To do ▸ Leaving out the pictures, transcribe all of the records faithfully.

# Data shown start

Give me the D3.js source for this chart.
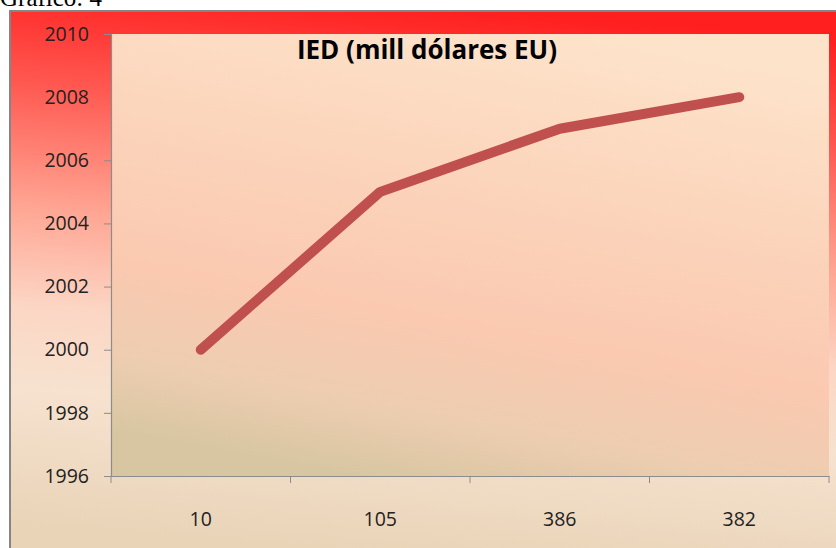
<!DOCTYPE html>
<html>
<head>
<meta charset="utf-8">
<script src="https://cdn.jsdelivr.net/npm/d3@7"></script>
<style>
  html, body { margin: 0; padding: 0; background: #fff; overflow: hidden; }
  svg { display: block; }
</style>
</head>
<body>
<div id="chart"></div>
<script>
// chart values
var categories = ["10", "105", "386", "382"];
var years = [2000, 2005, 2007, 2008];
var yTicks = [1996, 1998, 2000, 2002, 2004, 2006, 2008, 2010];
var chartTitle = "IED (mill dólares EU)";
var caption = "Gráfico: 4";

var W = 836, H = 548;
var margin = {top: 34, right: 7, bottom: 72, left: 111};

var svg = d3.select("#chart").append("svg")
  .attr("width", W)
  .attr("height", H);

var defs = svg.append("defs");

// outer frame fill, red on top fading to beige
var outer = defs.append("linearGradient")
  .attr("id", "outerFill")
  .attr("x1", 0.56).attr("y1", 0).attr("x2", 0.44).attr("y2", 1);
[[0, "#ff1f1f"], [0.2, "#ff5a52"], [0.42, "#ffa593"], [0.6, "#fcd6c4"], [0.75, "#f6e2cf"], [1, "#e9d4b8"]]
  .forEach(function (s) { outer.append("stop").attr("offset", s[0]).attr("stop-color", s[1]); });

// plot area fill
var inner = defs.append("linearGradient")
  .attr("id", "innerFill")
  .attr("x1", 0.65).attr("y1", 0).attr("x2", 0.35).attr("y2", 1);
[[0, "#fde3ca"], [0.35, "#fbd4bb"], [0.65, "#fac9b0"], [0.85, "#edcdb0"], [1, "#d8c6a2"]]
  .forEach(function (s) { inner.append("stop").attr("offset", s[0]).attr("stop-color", s[1]); });

// caption above chart (cut by the top edge, as in the source)
svg.append("text")
  .attr("x", 0)
  .attr("y", 6)
  .style("font-family", "'Liberation Serif', 'Times New Roman', serif")
  .style("font-size", "25px")
  .attr("fill", "#000")
  .text(caption);

// outer chart box
svg.append("rect")
  .attr("x", 10).attr("y", 11)
  .attr("width", W - 10 + 5).attr("height", H - 11 + 5)
  .attr("fill", "url(#outerFill)")
  .attr("stroke", "#858585")
  .attr("stroke-width", 2);

var x0 = margin.left, x1 = W - margin.right;
var y0 = H - margin.bottom, y1 = margin.top;

var x = d3.scaleBand().domain(categories).range([x0, x1]);
var y = d3.scaleLinear().domain([1996, 2010]).range([y0, y1]);

// plot area
svg.append("rect")
  .attr("x", x0).attr("y", y1)
  .attr("width", x1 - x0).attr("height", y0 - y1)
  .attr("fill", "url(#innerFill)");

// y axis
var yAxis = svg.append("g")
  .attr("transform", "translate(" + x0 + ",0)")
  .call(d3.axisLeft(y).tickValues(yTicks).tickFormat(d3.format("d")).tickSize(7).tickPadding(15));

// x axis, ticks on the band edges
var xAxis = svg.append("g")
  .attr("transform", "translate(0," + y0 + ")")
  .call(d3.axisBottom(x).tickSize(0).tickPadding(36));

var edges = categories.map(function (c) { return x(c); }).concat([x1]);
xAxis.selectAll(".edge").data(edges).enter().append("line")
  .attr("class", "edge")
  .attr("x1", function (d) { return d; })
  .attr("x2", function (d) { return d; })
  .attr("y1", 0).attr("y2", 7)
  .attr("stroke", "#8c8c8c");

[yAxis, xAxis].forEach(function (g) {
  g.select(".domain").attr("stroke", "#8c8c8c").attr("stroke-width", 1.2);
  g.selectAll(".tick line").attr("stroke", "#8c8c8c");
  g.selectAll("text")
    .style("font-family", "'Open Sans', sans-serif")
    .style("font-size", "19.5px")
    .attr("fill", "#222");
});

// the line
var line = d3.line()
  .x(function (d, i) { return x(categories[i]) + x.bandwidth() / 2; })
  .y(function (d) { return y(d); });

svg.append("path")
  .datum(years)
  .attr("d", line)
  .attr("fill", "none")
  .attr("stroke", "#c0504d")
  .attr("stroke-width", 10)
  .attr("stroke-linecap", "round")
  .attr("stroke-linejoin", "round");

// title
svg.append("text")
  .attr("x", 427)
  .attr("y", 59)
  .attr("text-anchor", "middle")
  .style("font-family", "'Open Sans', sans-serif")
  .style("font-weight", "bold")
  .style("font-size", "26px")
  .attr("fill", "#000")
  .text(chartTitle);
</script>
</body>
</html>
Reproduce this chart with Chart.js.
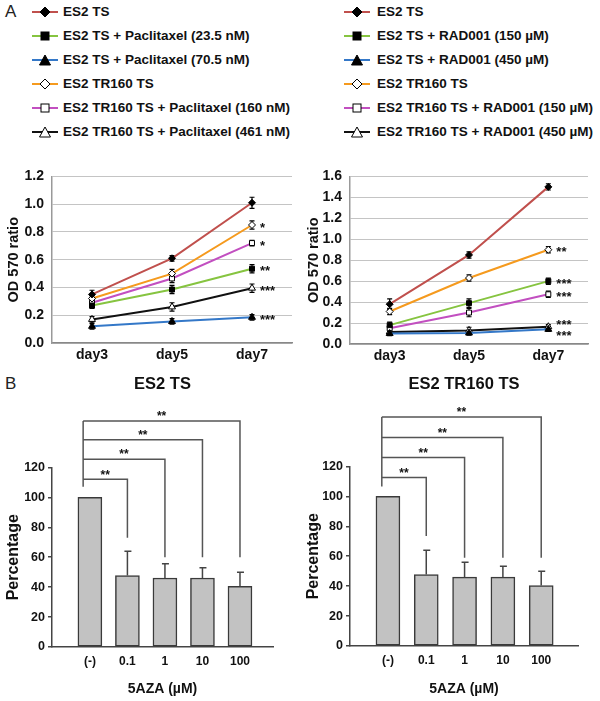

# Data shown end

Response to this task ▸
Give me the D3.js source for this chart.
<!DOCTYPE html>
<html>
<head>
<meta charset="utf-8">
<script src="https://cdn.jsdelivr.net/npm/d3@7"></script>
<style>
  html, body { margin: 0; padding: 0; background: #fff; overflow: hidden; }
  svg { display: block; }
</style>
</head>
<body>
<div id="chart"></div>
<script>
// chart values
var categories = ["10", "105", "386", "382"];
var years = [2000, 2005, 2007, 2008];
var yTicks = [1996, 1998, 2000, 2002, 2004, 2006, 2008, 2010];
var chartTitle = "IED (mill dólares EU)";
var caption = "Gráfico: 4";

var W = 836, H = 548;
var margin = {top: 34, right: 7, bottom: 72, left: 111};

var svg = d3.select("#chart").append("svg")
  .attr("width", W)
  .attr("height", H);

var defs = svg.append("defs");

// outer frame fill, red on top fading to beige
var outer = defs.append("linearGradient")
  .attr("id", "outerFill")
  .attr("x1", 0.56).attr("y1", 0).attr("x2", 0.44).attr("y2", 1);
[[0, "#ff1f1f"], [0.2, "#ff5a52"], [0.42, "#ffa593"], [0.6, "#fcd6c4"], [0.75, "#f6e2cf"], [1, "#e9d4b8"]]
  .forEach(function (s) { outer.append("stop").attr("offset", s[0]).attr("stop-color", s[1]); });

// plot area fill
var inner = defs.append("linearGradient")
  .attr("id", "innerFill")
  .attr("x1", 0.65).attr("y1", 0).attr("x2", 0.35).attr("y2", 1);
[[0, "#fde3ca"], [0.35, "#fbd4bb"], [0.65, "#fac9b0"], [0.85, "#edcdb0"], [1, "#d8c6a2"]]
  .forEach(function (s) { inner.append("stop").attr("offset", s[0]).attr("stop-color", s[1]); });

// caption above chart (cut by the top edge, as in the source)
svg.append("text")
  .attr("x", 0)
  .attr("y", 6)
  .style("font-family", "'Liberation Serif', 'Times New Roman', serif")
  .style("font-size", "25px")
  .attr("fill", "#000")
  .text(caption);

// outer chart box
svg.append("rect")
  .attr("x", 10).attr("y", 11)
  .attr("width", W - 10 + 5).attr("height", H - 11 + 5)
  .attr("fill", "url(#outerFill)")
  .attr("stroke", "#858585")
  .attr("stroke-width", 2);

var x0 = margin.left, x1 = W - margin.right;
var y0 = H - margin.bottom, y1 = margin.top;

var x = d3.scaleBand().domain(categories).range([x0, x1]);
var y = d3.scaleLinear().domain([1996, 2010]).range([y0, y1]);

// plot area
svg.append("rect")
  .attr("x", x0).attr("y", y1)
  .attr("width", x1 - x0).attr("height", y0 - y1)
  .attr("fill", "url(#innerFill)");

// y axis
var yAxis = svg.append("g")
  .attr("transform", "translate(" + x0 + ",0)")
  .call(d3.axisLeft(y).tickValues(yTicks).tickFormat(d3.format("d")).tickSize(7).tickPadding(15));

// x axis, ticks on the band edges
var xAxis = svg.append("g")
  .attr("transform", "translate(0," + y0 + ")")
  .call(d3.axisBottom(x).tickSize(0).tickPadding(36));

var edges = categories.map(function (c) { return x(c); }).concat([x1]);
xAxis.selectAll(".edge").data(edges).enter().append("line")
  .attr("class", "edge")
  .attr("x1", function (d) { return d; })
  .attr("x2", function (d) { return d; })
  .attr("y1", 0).attr("y2", 7)
  .attr("stroke", "#8c8c8c");

[yAxis, xAxis].forEach(function (g) {
  g.select(".domain").attr("stroke", "#8c8c8c").attr("stroke-width", 1.2);
  g.selectAll(".tick line").attr("stroke", "#8c8c8c");
  g.selectAll("text")
    .style("font-family", "'Open Sans', sans-serif")
    .style("font-size", "19.5px")
    .attr("fill", "#222");
});

// the line
var line = d3.line()
  .x(function (d, i) { return x(categories[i]) + x.bandwidth() / 2; })
  .y(function (d) { return y(d); });

svg.append("path")
  .datum(years)
  .attr("d", line)
  .attr("fill", "none")
  .attr("stroke", "#c0504d")
  .attr("stroke-width", 10)
  .attr("stroke-linecap", "round")
  .attr("stroke-linejoin", "round");

// title
svg.append("text")
  .attr("x", 427)
  .attr("y", 59)
  .attr("text-anchor", "middle")
  .style("font-family", "'Open Sans', sans-serif")
  .style("font-weight", "bold")
  .style("font-size", "26px")
  .attr("fill", "#000")
  .text(chartTitle);
</script>
</body>
</html>
Reproduce this chart with Chart.js.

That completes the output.